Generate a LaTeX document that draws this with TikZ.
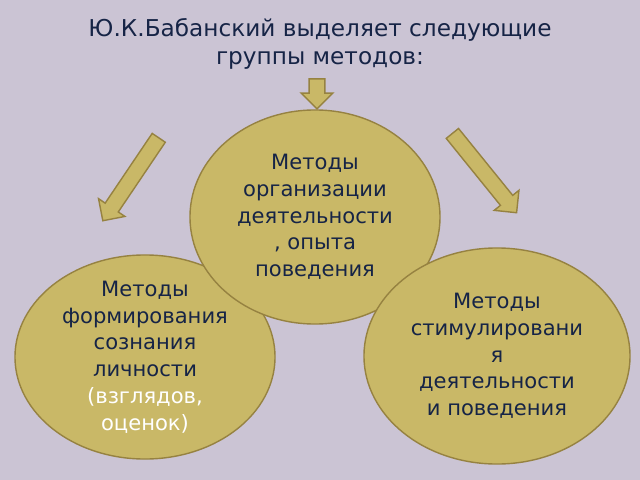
\documentclass[tikz,border=0pt]{standalone}
\usepackage{fontspec}
\setmainfont{DejaVu Sans}
\usetikzlibrary{shapes.arrows, shapes.geometric}
\definecolor{bgcol}{RGB}{203,196,212}
\definecolor{khaki}{RGB}{201,184,103}
\definecolor{khakiline}{RGB}{150,130,65}
\definecolor{navy}{RGB}{22,36,70}
\tikzset{
  method/.style={ellipse, draw=khakiline, line width=1pt, fill=khaki, inner sep=0pt},
  methodtext/.style={text=navy, align=center, font=\fontsize{15}{19}\selectfont},
  blockarrow/.style={single arrow, draw=khakiline, line width=1pt, fill=khaki, minimum width=0.78cm, single arrow head extend=0.2cm, inner sep=0.18cm}
}
\begin{document}
\begin{tikzpicture}[x=0.025cm, y=-0.025cm]
    \fill [bgcol] (0, 0) rectangle (640, 480);

    \node (title) [text=navy, align=center, font=\fontsize{16.5}{20}\selectfont] at (320, 44) {Ю.К.Бабанский выделяет следующие\\группы методов:};

    \node (top) [blockarrow, minimum height=0.75cm, rotate=-90] at (317, 90) {};
    \node (left) [blockarrow, minimum height=2.5cm, rotate=236] at (133, 176) {};
    \node (right) [blockarrow, minimum height=2.55cm, rotate=-51] at (482, 170) {};

    \node (form) [method, minimum width=6.5cm, minimum height=5.1cm] at (145, 357) {};
    \node (org) [method, minimum width=6.25cm, minimum height=5.35cm] at (315, 217) {};
    \node (stim) [method, minimum width=6.65cm, minimum height=5.4cm] at (497, 356) {};

    \node (formtext) [methodtext] at (form) {Методы\\формирования\\сознания\\личности\\\textcolor{white}{(взглядов,}\\\textcolor{white}{оценок)}};
    \node (orgtext) [methodtext] at (org) {Методы\\организации\\деятельности\\, опыта\\поведения};
    \node (stimtext) [methodtext] at (stim) {Методы\\стимулировани\\я\\деятельности\\и поведения};
\end{tikzpicture}
\end{document}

Task directions: Leave the pictures out and please restate exactly the lines running from the start of the material through the one with "at (320, 44)".

Reply:
Generate a LaTeX document that draws this with TikZ.
\documentclass[tikz,border=0pt]{standalone}
\usepackage{fontspec}
\setmainfont{DejaVu Sans}
\usetikzlibrary{shapes.arrows, shapes.geometric}
\definecolor{bgcol}{RGB}{203,196,212}
\definecolor{khaki}{RGB}{201,184,103}
\definecolor{khakiline}{RGB}{150,130,65}
\definecolor{navy}{RGB}{22,36,70}
\tikzset{
  method/.style={ellipse, draw=khakiline, line width=1pt, fill=khaki, inner sep=0pt},
  methodtext/.style={text=navy, align=center, font=\fontsize{15}{19}\selectfont},
  blockarrow/.style={single arrow, draw=khakiline, line width=1pt, fill=khaki, minimum width=0.78cm, single arrow head extend=0.2cm, inner sep=0.18cm}
}
\begin{document}
\begin{tikzpicture}[x=0.025cm, y=-0.025cm]
    \fill [bgcol] (0, 0) rectangle (640, 480);

    \node (title) [text=navy, align=center, font=\fontsize{16.5}{20}\selectfont] at (320, 44) {Ю.К.Бабанский выделяет следующие\\группы методов:};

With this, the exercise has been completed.